I posted a few things this weekend in the political discussions sub-forum (I solemnly swear that I am not, nor have I ever been, a member of the Communist Party), but I've just happened on this by chance (?):
The secret history of Marxist alien hunters
The branch of UFO investigation they don’t want you to know about.
A.M. Gittlitz, Jul—14—2018
The secret history of Marxist alien hunters
The branch of UFO investigation they don’t want you to know about.
A.M. Gittlitz, Jul—14—2018
Quote:Though Ufologists tend to possess an anti-authoritarian streak (it’s hard to be pro-“The Man” when you’re convinced The Man is also lying to you about alien visitors), their singular focus on the truth being out there tends to overlook things like political economics.
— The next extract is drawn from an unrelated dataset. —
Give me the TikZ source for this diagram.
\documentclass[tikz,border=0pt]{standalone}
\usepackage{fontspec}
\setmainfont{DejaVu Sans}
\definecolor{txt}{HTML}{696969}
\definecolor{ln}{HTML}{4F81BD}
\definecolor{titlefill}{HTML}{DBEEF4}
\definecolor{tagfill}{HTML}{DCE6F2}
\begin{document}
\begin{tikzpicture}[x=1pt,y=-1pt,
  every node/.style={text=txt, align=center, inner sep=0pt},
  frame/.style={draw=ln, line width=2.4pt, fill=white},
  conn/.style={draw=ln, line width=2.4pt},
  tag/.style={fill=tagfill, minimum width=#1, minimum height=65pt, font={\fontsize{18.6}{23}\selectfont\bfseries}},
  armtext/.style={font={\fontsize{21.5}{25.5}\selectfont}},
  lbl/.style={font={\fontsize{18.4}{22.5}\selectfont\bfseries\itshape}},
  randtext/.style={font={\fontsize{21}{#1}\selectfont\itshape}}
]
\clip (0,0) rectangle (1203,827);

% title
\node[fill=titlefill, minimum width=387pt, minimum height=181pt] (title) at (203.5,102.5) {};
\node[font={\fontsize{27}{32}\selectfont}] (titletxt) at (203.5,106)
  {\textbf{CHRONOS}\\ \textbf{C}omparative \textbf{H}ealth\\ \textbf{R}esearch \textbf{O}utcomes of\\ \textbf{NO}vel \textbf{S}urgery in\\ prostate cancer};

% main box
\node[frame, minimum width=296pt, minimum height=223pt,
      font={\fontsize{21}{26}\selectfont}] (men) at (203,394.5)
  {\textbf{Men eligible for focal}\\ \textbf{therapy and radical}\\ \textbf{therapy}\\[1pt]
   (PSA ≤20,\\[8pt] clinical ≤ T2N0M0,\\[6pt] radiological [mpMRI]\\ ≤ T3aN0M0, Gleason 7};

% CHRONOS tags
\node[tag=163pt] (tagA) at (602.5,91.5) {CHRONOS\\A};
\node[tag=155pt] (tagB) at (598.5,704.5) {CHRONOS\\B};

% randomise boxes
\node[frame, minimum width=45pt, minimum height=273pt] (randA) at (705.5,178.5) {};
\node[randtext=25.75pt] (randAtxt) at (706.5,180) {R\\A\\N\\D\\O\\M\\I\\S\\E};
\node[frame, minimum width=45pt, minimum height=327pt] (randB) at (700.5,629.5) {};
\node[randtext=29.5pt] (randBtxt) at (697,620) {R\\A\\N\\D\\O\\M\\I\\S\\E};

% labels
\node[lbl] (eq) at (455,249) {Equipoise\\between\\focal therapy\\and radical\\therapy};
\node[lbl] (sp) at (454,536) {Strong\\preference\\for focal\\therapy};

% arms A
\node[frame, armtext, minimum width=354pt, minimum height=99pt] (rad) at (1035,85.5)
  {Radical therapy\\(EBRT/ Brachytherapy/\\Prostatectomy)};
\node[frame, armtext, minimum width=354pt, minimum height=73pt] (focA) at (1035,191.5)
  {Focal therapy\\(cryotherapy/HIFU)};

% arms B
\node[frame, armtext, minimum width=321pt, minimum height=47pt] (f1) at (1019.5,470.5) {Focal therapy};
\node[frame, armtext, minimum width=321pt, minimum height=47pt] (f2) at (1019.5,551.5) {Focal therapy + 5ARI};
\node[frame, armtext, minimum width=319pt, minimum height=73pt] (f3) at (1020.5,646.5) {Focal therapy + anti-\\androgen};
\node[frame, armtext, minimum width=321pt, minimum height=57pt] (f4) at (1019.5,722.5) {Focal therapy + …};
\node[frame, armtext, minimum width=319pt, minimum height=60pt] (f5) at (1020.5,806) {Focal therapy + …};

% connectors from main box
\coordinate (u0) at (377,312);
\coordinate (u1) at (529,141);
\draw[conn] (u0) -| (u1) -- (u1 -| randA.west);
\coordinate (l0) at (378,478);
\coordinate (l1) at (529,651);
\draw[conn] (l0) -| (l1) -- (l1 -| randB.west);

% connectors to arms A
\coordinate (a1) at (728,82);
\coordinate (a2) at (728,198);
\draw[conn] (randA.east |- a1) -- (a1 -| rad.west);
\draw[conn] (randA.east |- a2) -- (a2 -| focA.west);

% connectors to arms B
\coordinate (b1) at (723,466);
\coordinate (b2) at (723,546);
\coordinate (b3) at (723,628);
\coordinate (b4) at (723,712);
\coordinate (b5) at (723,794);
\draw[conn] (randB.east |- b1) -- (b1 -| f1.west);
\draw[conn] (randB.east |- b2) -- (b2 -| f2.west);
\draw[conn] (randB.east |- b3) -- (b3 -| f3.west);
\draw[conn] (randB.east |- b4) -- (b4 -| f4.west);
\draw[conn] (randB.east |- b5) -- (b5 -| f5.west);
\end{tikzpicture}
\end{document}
After all, wouldn’t the revelation of extraterrestrial intelligence be revolution enough? It’s hard to imagine that the global order — let alone the hierarchies of nationality, class, race, and gender — would remain the same after such an occurrence. But they also ought to question what it means that this new vanguard of Ufology appears far more interested in securing funding and turning a profit than bringing liberatory truth to mankind. (...)
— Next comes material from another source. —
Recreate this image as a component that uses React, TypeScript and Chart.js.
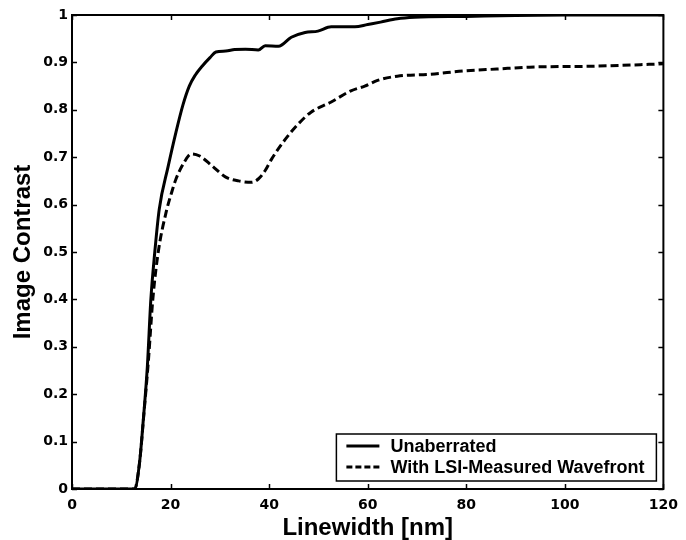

There were also Marxist Ufologists, mainly from the exiled Bolshevik tradition of Leon Trotsky. After Stalin consolidated power, Trotsky was exiled and became a fierce critic of the bureaucracy that swallowed the revolutionary foundations of the Soviet Union and turned the communist Third International into an agent of Soviet foreign policy. Trotsky’s followers declared a Fourth International that continued to push for the communist future envisioned by the early Bolsheviks. The handful of Ufologists among them took Tsiokolvsky’s assessment that “Time must pass until the average level of humankind’s development is sufficient for nonearthly dwellers to visit us” as a messianic prediction. The aliens, like communism, linger in the air, waiting for us to make the world ready for them. (...)
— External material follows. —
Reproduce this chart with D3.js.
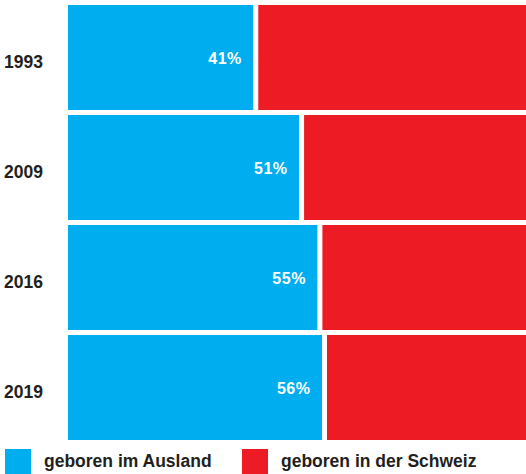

While his writing on the subject made him an object of ridicule amongst his already dismissive fellow Trotskyists, this unorthodox view — along with an optimism that nuclear war would clear the way for the revolution and a strong interest in communicating with dolphins — has since earned him the status of a memetic folk-hero. In the last two years, neo-Posadist groups have emerged, including the Intergalactic Workers League — which includes a Posadist meme page and has polemicized the terrestrial left at two consecutive Left Forums — and the Democratic Socialists of America’s Posadist Caucus, which organizes fundraisers for disaster relief. The satirical reincarnation has made Posadas one of the most recognizable names in the history of Trotksyism.